Stated task: Restate the material word for word and leave out anything that is a picture.

Supplied data:
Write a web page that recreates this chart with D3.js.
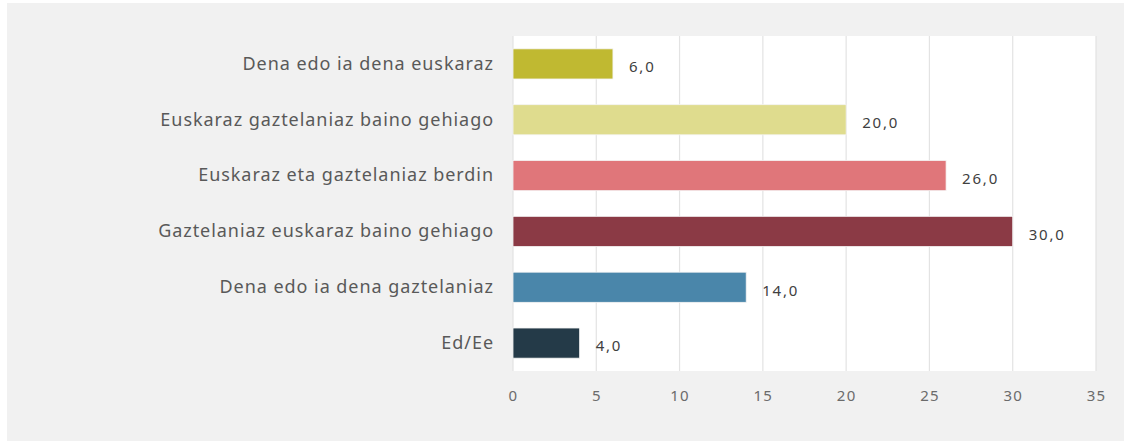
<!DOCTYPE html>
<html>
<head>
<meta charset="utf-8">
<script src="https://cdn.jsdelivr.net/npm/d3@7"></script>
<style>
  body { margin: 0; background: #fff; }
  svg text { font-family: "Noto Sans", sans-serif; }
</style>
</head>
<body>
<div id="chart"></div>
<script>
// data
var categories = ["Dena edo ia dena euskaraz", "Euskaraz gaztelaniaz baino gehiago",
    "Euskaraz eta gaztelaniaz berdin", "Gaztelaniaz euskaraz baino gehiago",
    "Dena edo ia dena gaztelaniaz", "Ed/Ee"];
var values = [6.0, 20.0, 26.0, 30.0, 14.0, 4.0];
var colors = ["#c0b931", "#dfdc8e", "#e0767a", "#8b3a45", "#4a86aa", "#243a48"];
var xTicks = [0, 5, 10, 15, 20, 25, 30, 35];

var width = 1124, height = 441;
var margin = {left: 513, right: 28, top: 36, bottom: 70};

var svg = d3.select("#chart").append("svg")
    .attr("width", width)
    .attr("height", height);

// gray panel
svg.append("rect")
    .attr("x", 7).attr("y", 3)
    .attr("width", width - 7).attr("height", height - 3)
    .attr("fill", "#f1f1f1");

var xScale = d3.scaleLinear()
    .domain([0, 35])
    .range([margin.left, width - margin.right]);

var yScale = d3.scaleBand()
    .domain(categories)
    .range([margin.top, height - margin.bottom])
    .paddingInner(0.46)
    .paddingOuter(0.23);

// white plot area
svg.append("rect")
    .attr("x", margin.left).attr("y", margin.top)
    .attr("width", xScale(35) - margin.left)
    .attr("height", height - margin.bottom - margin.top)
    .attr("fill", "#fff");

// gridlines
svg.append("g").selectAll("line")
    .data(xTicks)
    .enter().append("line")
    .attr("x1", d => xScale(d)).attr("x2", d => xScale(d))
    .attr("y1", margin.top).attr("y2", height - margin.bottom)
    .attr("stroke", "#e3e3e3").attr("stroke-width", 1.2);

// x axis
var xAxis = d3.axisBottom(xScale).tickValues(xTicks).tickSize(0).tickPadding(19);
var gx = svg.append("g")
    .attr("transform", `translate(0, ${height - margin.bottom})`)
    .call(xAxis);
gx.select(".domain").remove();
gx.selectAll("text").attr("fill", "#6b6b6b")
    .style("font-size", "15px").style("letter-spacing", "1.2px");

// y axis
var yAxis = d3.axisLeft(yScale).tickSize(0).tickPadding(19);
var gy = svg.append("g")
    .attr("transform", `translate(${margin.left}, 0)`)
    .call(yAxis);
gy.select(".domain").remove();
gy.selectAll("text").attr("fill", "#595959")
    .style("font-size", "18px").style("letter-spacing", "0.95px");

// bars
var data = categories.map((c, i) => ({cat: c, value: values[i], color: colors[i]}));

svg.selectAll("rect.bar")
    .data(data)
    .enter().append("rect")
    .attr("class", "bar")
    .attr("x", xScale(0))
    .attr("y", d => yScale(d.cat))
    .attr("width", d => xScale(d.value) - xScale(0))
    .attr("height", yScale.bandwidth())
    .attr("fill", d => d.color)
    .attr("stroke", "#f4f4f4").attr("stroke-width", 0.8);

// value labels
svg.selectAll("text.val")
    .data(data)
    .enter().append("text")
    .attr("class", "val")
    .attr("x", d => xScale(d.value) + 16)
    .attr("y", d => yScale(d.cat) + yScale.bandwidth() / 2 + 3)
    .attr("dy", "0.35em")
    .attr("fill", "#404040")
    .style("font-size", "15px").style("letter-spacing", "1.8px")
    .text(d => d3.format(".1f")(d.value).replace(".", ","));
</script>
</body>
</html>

Response to this task:
Write a web page that recreates this chart with D3.js.
<!DOCTYPE html>
<html>
<head>
<meta charset="utf-8">
<script src="https://cdn.jsdelivr.net/npm/d3@7"></script>
<style>
  body { margin: 0; background: #fff; }
  svg text { font-family: "Noto Sans", sans-serif; }
</style>
</head>
<body>
<div id="chart"></div>
<script>
// data
var categories = ["Dena edo ia dena euskaraz", "Euskaraz gaztelaniaz baino gehiago",
    "Euskaraz eta gaztelaniaz berdin", "Gaztelaniaz euskaraz baino gehiago",
    "Dena edo ia dena gaztelaniaz", "Ed/Ee"];
var values = [6.0, 20.0, 26.0, 30.0, 14.0, 4.0];
var colors = ["#c0b931", "#dfdc8e", "#e0767a", "#8b3a45", "#4a86aa", "#243a48"];
var xTicks = [0, 5, 10, 15, 20, 25, 30, 35];

var width = 1124, height = 441;
var margin = {left: 513, right: 28, top: 36, bottom: 70};

var svg = d3.select("#chart").append("svg")
    .attr("width", width)
    .attr("height", height);

// gray panel
svg.append("rect")
    .attr("x", 7).attr("y", 3)
    .attr("width", width - 7).attr("height", height - 3)
    .attr("fill", "#f1f1f1");

var xScale = d3.scaleLinear()
    .domain([0, 35])
    .range([margin.left, width - margin.right]);

var yScale = d3.scaleBand()
    .domain(categories)
    .range([margin.top, height - margin.bottom])
    .paddingInner(0.46)
    .paddingOuter(0.23);

// white plot area
svg.append("rect")
    .attr("x", margin.left).attr("y", margin.top)
    .attr("width", xScale(35) - margin.left)
    .attr("height", height - margin.bottom - margin.top)
    .attr("fill", "#fff");

// gridlines
svg.append("g").selectAll("line")
    .data(xTicks)
    .enter().append("line")
    .attr("x1", d => xScale(d)).attr("x2", d => xScale(d))
    .attr("y1", margin.top).attr("y2", height - margin.bottom)
    .attr("stroke", "#e3e3e3").attr("stroke-width", 1.2);

// x axis
var xAxis = d3.axisBottom(xScale).tickValues(xTicks).tickSize(0).tickPadding(19);
var gx = svg.append("g")
    .attr("transform", `translate(0, ${height - margin.bottom})`)
    .call(xAxis);
gx.select(".domain").remove();
gx.selectAll("text").attr("fill", "#6b6b6b")
    .style("font-size", "15px").style("letter-spacing", "1.2px");

// y axis
var yAxis = d3.axisLeft(yScale).tickSize(0).tickPadding(19);
var gy = svg.append("g")
    .attr("transform", `translate(${margin.left}, 0)`)
    .call(yAxis);
gy.select(".domain").remove();
gy.selectAll("text").attr("fill", "#595959")
    .style("font-size", "18px").style("letter-spacing", "0.95px");

// bars
var data = categories.map((c, i) => ({cat: c, value: values[i], color: colors[i]}));

svg.selectAll("rect.bar")
    .data(data)
    .enter().append("rect")
    .attr("class", "bar")
    .attr("x", xScale(0))
    .attr("y", d => yScale(d.cat))
    .attr("width", d => xScale(d.value) - xScale(0))
    .attr("height", yScale.bandwidth())
    .attr("fill", d => d.color)
    .attr("stroke", "#f4f4f4").attr("stroke-width", 0.8);

// value labels
svg.selectAll("text.val")
    .data(data)
    .enter().append("text")
    .attr("class", "val")
    .attr("x", d => xScale(d.value) + 16)
    .attr("y", d => yScale(d.cat) + yScale.bandwidth() / 2 + 3)
    .attr("dy", "0.35em")
    .attr("fill", "#404040")
    .style("font-size", "15px").style("letter-spacing", "1.8px")
    .text(d => d3.format(".1f")(d.value).replace(".", ","));
</script>
</body>
</html>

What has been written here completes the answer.